The authors noted that much of the existing infrastructure for healthcare interoperability has focused on EHRs. ONC mandated the adoption of HL7 Fast Healthcare Interoperability Resources (FHIR) in its implementation of the 21st Century Cures Act, as did CMS in its interoperability rule.

However, the authors said that FHIR does not address the need for medical device interoperability. As clinicians continuously leverage medical devices, greater data standards are needed to ensure this information can be exchanged across the care continuum.

Medical devices—in clinical settings and those worn by patients—are increasingly network connected, the authors explained.

These devices can help enhance clinician productivity and satisfaction by automating manual documentation tasks.

“By rendering clinically relevant information available at clinicians’ fingertips in nearly real time, interoperable networked devices could yield dividends in quality, safety, and operational efficiency,” the authors wrote.

For instance, a combination of networked ventilators, pulse oximeters, and telemetry monitors could provide targeted alerts to a clinician’s phone regarding a rapidly deteriorating patient in the ICU.

The authors noted that medical device interoperability could have a great benefit for clinical research as well.

“Interoperable, networked devices may make it easier to collect patient-derived data and support its integration into medical records, helping transition clinical trials from specialized study sites into the home and community settings, and assist with the recruitment of more diverse study populations,” they wrote.

However, the experts said that medical device data is currently disjointed by device type, ranging from consumer health apps to wearables, ambulance-mounted equipment, and devices used in clinical settings.

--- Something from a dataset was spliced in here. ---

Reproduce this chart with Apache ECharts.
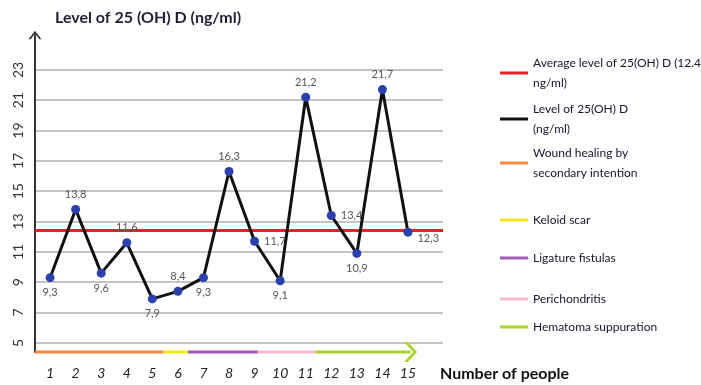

“This fragmentation underscores the need to facilitate seamless interfacing by providing common language, protocols, principles, and ground rules,” they explained.

While the FDA indirectly supports the development of standards through its Standards and Conformity Assessment Program, the authors suggested the agency encourage the development of an industry-wide medical device data standards organization to foster public-private partnership.

“It would require technical and systems expertise, relying on industry participation through both convening and standards development organizations,” they wrote. “Device interoperability frameworks would need to address common elements such as a device identity and communication standards, while also recognizing that device identity standards will differ substantially across device classes.”

And rather than invent new data standards, stakeholders could revise existing interoperability efforts and security standards to accommodate the specific functions of medical devices, the authors added.

“The FDA is well positioned to promote medical device interoperability by supporting the development of an industry driven, third-party standards development organization,” the study authors wrote.

“By fostering research and development, improving clinical efficiency, promoting a cybersecure framework for data-sharing, and enhancing national competitiveness in the global marketplace, standards will help medical device interoperability realize its full potential, benefiting both patients and clinicians,” they concluded.